__WHAT IS ASKED__. Retype, exactly as they stand, the lines from the start of the data to the line that contains "height=31pt] (b\i) at", both ends included. Leave the pictures out.

***** DATA BLOCK

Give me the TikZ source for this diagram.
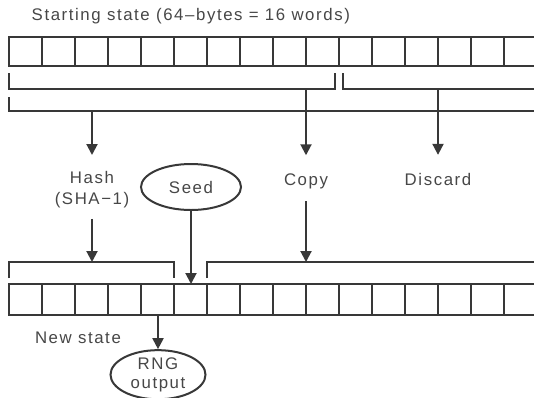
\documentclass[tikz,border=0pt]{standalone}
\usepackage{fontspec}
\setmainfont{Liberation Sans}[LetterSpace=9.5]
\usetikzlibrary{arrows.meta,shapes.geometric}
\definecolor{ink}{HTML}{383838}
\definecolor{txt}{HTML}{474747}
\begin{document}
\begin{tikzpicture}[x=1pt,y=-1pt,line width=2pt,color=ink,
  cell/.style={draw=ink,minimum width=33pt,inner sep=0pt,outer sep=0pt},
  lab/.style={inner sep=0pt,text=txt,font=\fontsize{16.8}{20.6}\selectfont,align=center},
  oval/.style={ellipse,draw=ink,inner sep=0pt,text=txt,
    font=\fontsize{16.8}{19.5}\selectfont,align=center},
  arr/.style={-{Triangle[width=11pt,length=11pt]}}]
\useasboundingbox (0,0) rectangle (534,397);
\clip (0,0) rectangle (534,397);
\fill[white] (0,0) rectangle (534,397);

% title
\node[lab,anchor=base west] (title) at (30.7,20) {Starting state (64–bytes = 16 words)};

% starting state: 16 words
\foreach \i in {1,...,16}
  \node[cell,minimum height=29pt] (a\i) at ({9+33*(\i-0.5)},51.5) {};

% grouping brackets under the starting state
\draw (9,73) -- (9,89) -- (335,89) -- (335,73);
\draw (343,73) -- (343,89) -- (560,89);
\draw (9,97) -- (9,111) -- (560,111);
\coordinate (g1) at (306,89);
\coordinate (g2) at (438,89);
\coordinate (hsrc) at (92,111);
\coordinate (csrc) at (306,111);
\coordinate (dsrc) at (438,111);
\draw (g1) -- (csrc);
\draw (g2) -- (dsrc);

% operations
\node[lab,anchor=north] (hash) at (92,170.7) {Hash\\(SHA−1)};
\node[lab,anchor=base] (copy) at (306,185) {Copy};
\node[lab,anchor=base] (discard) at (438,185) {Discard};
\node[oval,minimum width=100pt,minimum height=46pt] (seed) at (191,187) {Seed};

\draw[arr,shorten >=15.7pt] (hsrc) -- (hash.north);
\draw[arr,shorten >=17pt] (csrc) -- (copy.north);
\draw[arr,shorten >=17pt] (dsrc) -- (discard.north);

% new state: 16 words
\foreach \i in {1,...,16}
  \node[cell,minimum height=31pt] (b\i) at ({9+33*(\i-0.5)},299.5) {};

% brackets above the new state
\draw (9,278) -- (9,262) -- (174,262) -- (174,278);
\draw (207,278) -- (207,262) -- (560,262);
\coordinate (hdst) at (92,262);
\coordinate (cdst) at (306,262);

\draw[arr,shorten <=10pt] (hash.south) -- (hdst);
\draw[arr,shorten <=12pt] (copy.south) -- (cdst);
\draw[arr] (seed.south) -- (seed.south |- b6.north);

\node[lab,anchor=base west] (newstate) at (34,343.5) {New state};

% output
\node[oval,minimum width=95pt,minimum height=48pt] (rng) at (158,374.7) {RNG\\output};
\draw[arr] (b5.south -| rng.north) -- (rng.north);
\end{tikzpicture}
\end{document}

**********

__OUTPUT FOR THIS EXERCISE__.
Give me the TikZ source for this diagram.
\documentclass[tikz,border=0pt]{standalone}
\usepackage{fontspec}
\setmainfont{Liberation Sans}[LetterSpace=9.5]
\usetikzlibrary{arrows.meta,shapes.geometric}
\definecolor{ink}{HTML}{383838}
\definecolor{txt}{HTML}{474747}
\begin{document}
\begin{tikzpicture}[x=1pt,y=-1pt,line width=2pt,color=ink,
  cell/.style={draw=ink,minimum width=33pt,inner sep=0pt,outer sep=0pt},
  lab/.style={inner sep=0pt,text=txt,font=\fontsize{16.8}{20.6}\selectfont,align=center},
  oval/.style={ellipse,draw=ink,inner sep=0pt,text=txt,
    font=\fontsize{16.8}{19.5}\selectfont,align=center},
  arr/.style={-{Triangle[width=11pt,length=11pt]}}]
\useasboundingbox (0,0) rectangle (534,397);
\clip (0,0) rectangle (534,397);
\fill[white] (0,0) rectangle (534,397);

% title
\node[lab,anchor=base west] (title) at (30.7,20) {Starting state (64–bytes = 16 words)};

% starting state: 16 words
\foreach \i in {1,...,16}
  \node[cell,minimum height=29pt] (a\i) at ({9+33*(\i-0.5)},51.5) {};

% grouping brackets under the starting state
\draw (9,73) -- (9,89) -- (335,89) -- (335,73);
\draw (343,73) -- (343,89) -- (560,89);
\draw (9,97) -- (9,111) -- (560,111);
\coordinate (g1) at (306,89);
\coordinate (g2) at (438,89);
\coordinate (hsrc) at (92,111);
\coordinate (csrc) at (306,111);
\coordinate (dsrc) at (438,111);
\draw (g1) -- (csrc);
\draw (g2) -- (dsrc);

% operations
\node[lab,anchor=north] (hash) at (92,170.7) {Hash\\(SHA−1)};
\node[lab,anchor=base] (copy) at (306,185) {Copy};
\node[lab,anchor=base] (discard) at (438,185) {Discard};
\node[oval,minimum width=100pt,minimum height=46pt] (seed) at (191,187) {Seed};

\draw[arr,shorten >=15.7pt] (hsrc) -- (hash.north);
\draw[arr,shorten >=17pt] (csrc) -- (copy.north);
\draw[arr,shorten >=17pt] (dsrc) -- (discard.north);

% new state: 16 words
\foreach \i in {1,...,16}
  \node[cell,minimum height=31pt] (b\i) at ({9+33*(\i-0.5)},299.5) {};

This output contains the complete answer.